If you’ve dined out in public recently, chances are you scanned a QR code with your phone to view the menu. You may have even used a QR code to pay the bill. Restaurants, cafes and bars have ditched physical print menus in favor of touch-free options, and QR codes are everywhere. However, this week the New York Times reported that these ubiquitous QR codes can be used for collecting and tracking customer data. So far, there is no evidence that this ability has been abused – yet. But for privacy experts, QR codes are a growing concern.

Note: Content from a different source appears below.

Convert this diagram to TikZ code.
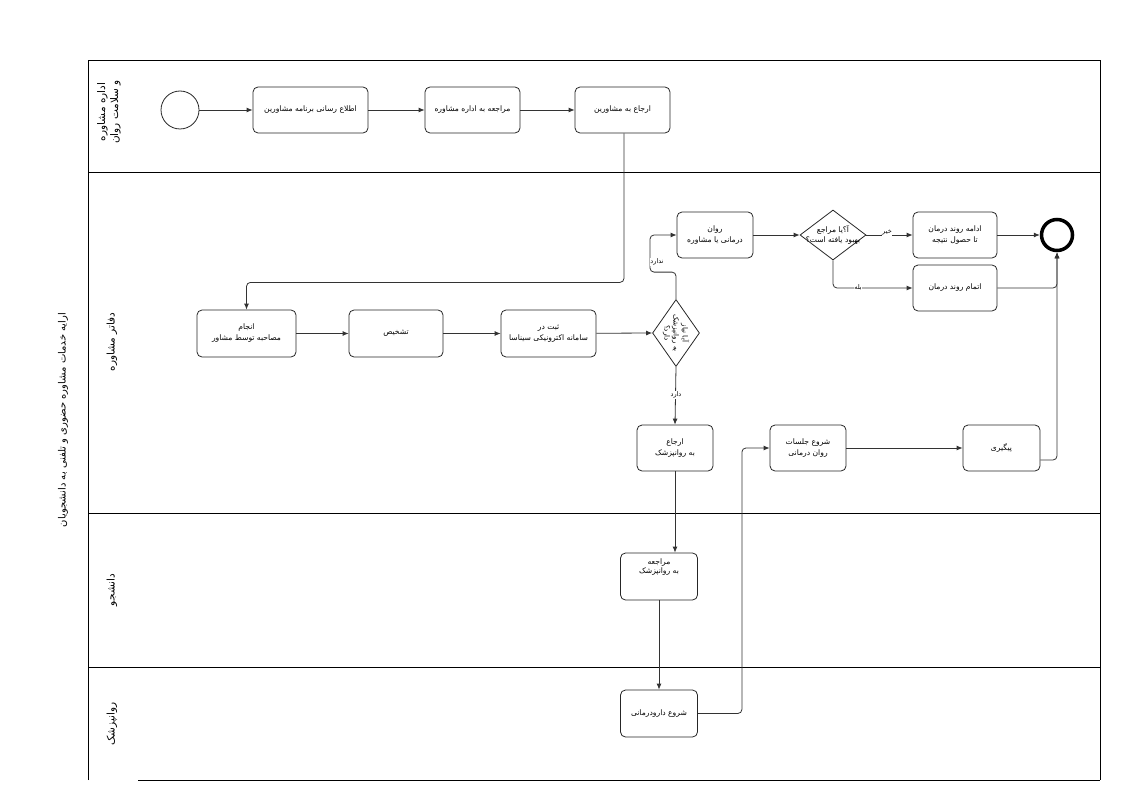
\documentclass[tikz,border=0pt]{standalone}
\usepackage{fontspec}
\newfontfamily\arabicfont[Script=Arabic]{DejaVu Sans}
\TeXXeTstate=1
\usetikzlibrary{arrows.meta,shapes.geometric}
\newcommand{\fa}[1]{{\arabicfont\beginR #1\endR}}
\tikzset{
  task/.style={draw=black!85, line width=0.8pt, rounded corners=5pt, minimum height=46pt,
    align=center, inner sep=1pt, font=\fontsize{7.6}{11}\selectfont},
  gate/.style={draw=black!85, line width=0.8pt, diamond, inner sep=0pt},
  flow/.style={draw=black!80, line width=0.8pt, rounded corners=4pt, -{Latex[length=6pt,width=5pt]}},
  flowlabel/.style={font=\fontsize{6.5}{7}\selectfont, fill=white, inner sep=0.5pt},
  lanelabel/.style={rotate=90, align=center, font=\fontsize{10.5}{13}\selectfont},
  poolline/.style={draw=black, line width=0.8pt}
}
\begin{document}
\begin{tikzpicture}[x=1pt,y=-1pt]
\useasboundingbox (0,0) rectangle (1123,794);
% pool and lanes
\draw[poolline] (88,780) -- (88,60) -- (1100,60) -- (1100,780);
\draw[poolline] (138,780) -- (1100,780);
\draw[poolline] (88,172) -- (1100,172);
\draw[poolline] (88,513) -- (1100,513);
\draw[poolline] (88,667) -- (1100,667);
\node[lanelabel, font=\fontsize{10}{12}\selectfont] (title) at (63,420) {\fa{ارایه خدمات مشاوره حضوری و تلفنی به دانشجویان}};
\node[lanelabel] (lane1) at (109,112) {\fa{اداره مشاوره}\\\fa{و سلامت روان}};
\node[lanelabel] (lane2) at (112,342) {\fa{دفاتر مشاوره}};
\node[lanelabel] (lane3) at (112,590) {\fa{دانشجو}};
\node[lanelabel] (lane4) at (112,724) {\fa{روانپزشک}};
% lane 1
\node[circle, draw=black!85, line width=0.8pt, minimum size=38pt, inner sep=0pt] (start) at (180,110) {};
\node[task, minimum width=115pt] (A) at (310.5,110) {\fa{اطلاع رسانی برنامه مشاورین}};
\node[task, minimum width=95pt] (B) at (472.5,110) {\fa{مراجعه به اداره مشاوره}};
\node[task, minimum width=95pt] (C) at (622.5,110) {\fa{ارجاع به مشاورین}};
% lane 2
\node[task, minimum width=99pt, minimum height=47pt] (D) at (246.5,333.5) {\fa{انجام}\\\fa{مصاحبه توسط مشاور}};
\node[task, minimum width=94pt, minimum height=47pt] (E) at (396,333.5) {\fa{تشخیص}};
\node[task, minimum width=95pt, minimum height=47pt] (F) at (548.5,333.5) {\fa{ثبت در}\\\fa{سامانه اکترونیکی سیناسا}};
\node[gate, minimum width=47pt, minimum height=67pt] (G) at (676,333) {};
\node[rotate=-90, align=center, font=\fontsize{7.2}{9}\selectfont] (Gt) at (676,333) {\fa{آیا نیاز}\\\fa{به روانپزشک}\\\fa{دارد؟}};
\node[task, minimum width=76pt] (H) at (715,235) {\fa{روان}\\\fa{درمانی یا مشاوره}};
\node[gate, minimum width=66pt, minimum height=50pt] (I) at (833,235) {};
\node[align=center, font=\fontsize{7.6}{10}\selectfont, inner sep=0pt] (It) at (833,235) {\fa{آ؟یا مراجع}\\\fa{بهبود یافته است؟}};
\node[task, minimum width=84pt] (J) at (955,235) {\fa{ادامه روند درمان}\\\fa{تا حصول نتیجه}};
\node[task, minimum width=84pt] (K) at (955,288) {\fa{اتمام روند درمان}};
\node[circle, draw=black, line width=3.5pt, minimum size=31pt, inner sep=0pt] (end) at (1057,235) {};
\node[task, minimum width=76pt] (L) at (675,448) {\fa{ارجاع}\\\fa{به روانپزشک}};
\node[task, minimum width=76pt] (M) at (808,448) {\fa{شروع جلسات}\\\fa{روان درمانی}};
\node[task, minimum width=77pt] (N) at (1001.5,448) {\fa{پیگیری}};
% lane 3
\node[task, minimum width=77pt, minimum height=47pt] (O) at (659,576.5) {\fa{مراجعه}\\[-2pt]\fa{به روانپزشک}\\[9pt]};
% lane 4
\node[task, minimum width=77pt, minimum height=47pt] (P) at (659,713.5) {\fa{شروع دارودرمانی}};
% flows
\draw[flow] (start) -- (A);
\draw[flow] (A) -- (B);
\draw[flow] (B) -- (C);
\draw[flow] ([xshift=1.5pt]C.south) -- ++(0,149) -| (D.north);
\draw[flow] (D) -- (E);
\draw[flow] (E) -- (F);
\draw[flow] (F) -- (G.west);
\draw[flow] (G.north) -- ++(0,-27) -- ++(-26,0) |- (H.west);
\node[flowlabel] (lbnd) at (657,262) {\fa{ندارد}};
\draw[flow] (G.south) -- (L.north);
\node[flowlabel] (lbd) at (676,395) {\fa{دارد}};
\draw[flow] (H) -- (I.west);
\draw[flow] (I.east) -- (J.west);
\node[flowlabel] (lbno) at (887,233) {\fa{خیر}};
\draw[flow] (I.south) |- (K.west);
\node[flowlabel] (lbyes) at (858,288) {\fa{بله}};
\draw[flow] (J) -- (end);
\draw[flow] (K.east) -| (end.south);
\draw[flow] ([yshift=-12pt]N.east) -| (end.south);
\draw[flow] (M) -- (N);
\draw[flow] (L.south) -- (L.south |- O.north);
\draw[flow] (O.south) -- (P.north);
\draw[flow] (P.east) -- ++(44,0) |- (M.west);
\end{tikzpicture}
\end{document}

A QR code (short for Quick Response Code) is a type of bar code that looks like a pixelated square grid. Information is encoded into the QR code and can be read using a scanner. Most smartphones have a built-in QR scanner that uses the phone’s camera to read the codes. Older phones without a built-in scanner can use a 3rd-party app. QR codes can be employed for a variety of uses, from tracking inventory to connecting to a wi-fi network to opening a website.
While QR codes have been around since 1994, their usage in the United States has exploded due to the COVID-19 pandemic. People are more likely now to gravitate towards touchless options rather than expose themselves to potentially virus-laden surfaces.
According to the National Restaurant Association, half of all full-service restaurants in the U.S. now use QR codes to display their menus digitally. Mr. Yum is an Australian company that offers a QR code menu and ordering system for restaurants. According to Bloomberg, Mr. Yum grew 27-fold in 2020, at the height of the pandemic.
Going digital gives restaurants a ton of advantages. They can easily update their menus and drink specials without the cost and waste of printing. They can skip having to clean and sanitize messy, food-stained print menus. They can slash labor costs by reducing the need for waitstaff. And of course, they offer customers a touchless way to select and even pay for their meals.
Diners like QR code menus too. According to the Appetize Contactless Technology Survey, 45% of Americans prefer to view the menu, order and pay with their phone rather than interact with servers during COVID-19. 40% said they want to continue doing this after the pandemic. While many are strictly opposed to viewing screens at the table, they will make an exception when it comes to QR code menus.
When you scan a QR code with your phone, it directs you to an online version of the restaurant’s menu. But there may be more going on behind the scenes that you can’t see. QR codes can be utilized to record and track every scan. They can also point you to a website equipped with analytics to track your personal information, such as your name, search history, browsing habits, device information, geographical location, payment history, etc.
To be clear, much of this information can be collected from many websites, not just the ones accessed through QR codes, via tracking cookies. Typically, this data is sold to data brokers and used for advertising purposes. Mr. Yum and a similar company Cheqout both claim that they do not currently sell any of the data they collect.
Jay Stanley, an ACLU senior policy analyst told the Times, “People don’t understand that when you use a QR code, it inserts the entire apparatus of online tracking between you and your meal. Suddenly your offline activity of sitting down for a meal has become part of the online advertising empire.”
Because people can’t read the information in a QR code with the naked eye, there is an element of blind faith involved in scanning one. Cybercriminals could create a QR code that points to a malware download or to a phishing site. These malicious QR codes can then be planted in public places (restaurants, for example) and pasted right over the original QR codes. Unsuspecting users may never realize that they have been redirected to a malicious site until it’s too late.
Malicious QR code attacks are relatively rare. Read up on our 12 tips for avoiding mobile security threats and proceed with caution. As always, we recommend that you remain vigilant and check any QR codes for possible tampering before you scan them.
QR codes are not inherently bad, but because they are so versatile and can be used in so many ways, it’s important to be aware of what may be going on underneath the surface. Check your phone's privacy settings for tracking activity, location access and ad personalization to help minimize tracking. Again, there is no evidence that the data collected when scanning QR code menus is being abused. However, it’s worth noting that the information is being collected so that you can make an informed decision before sacrificing your privacy.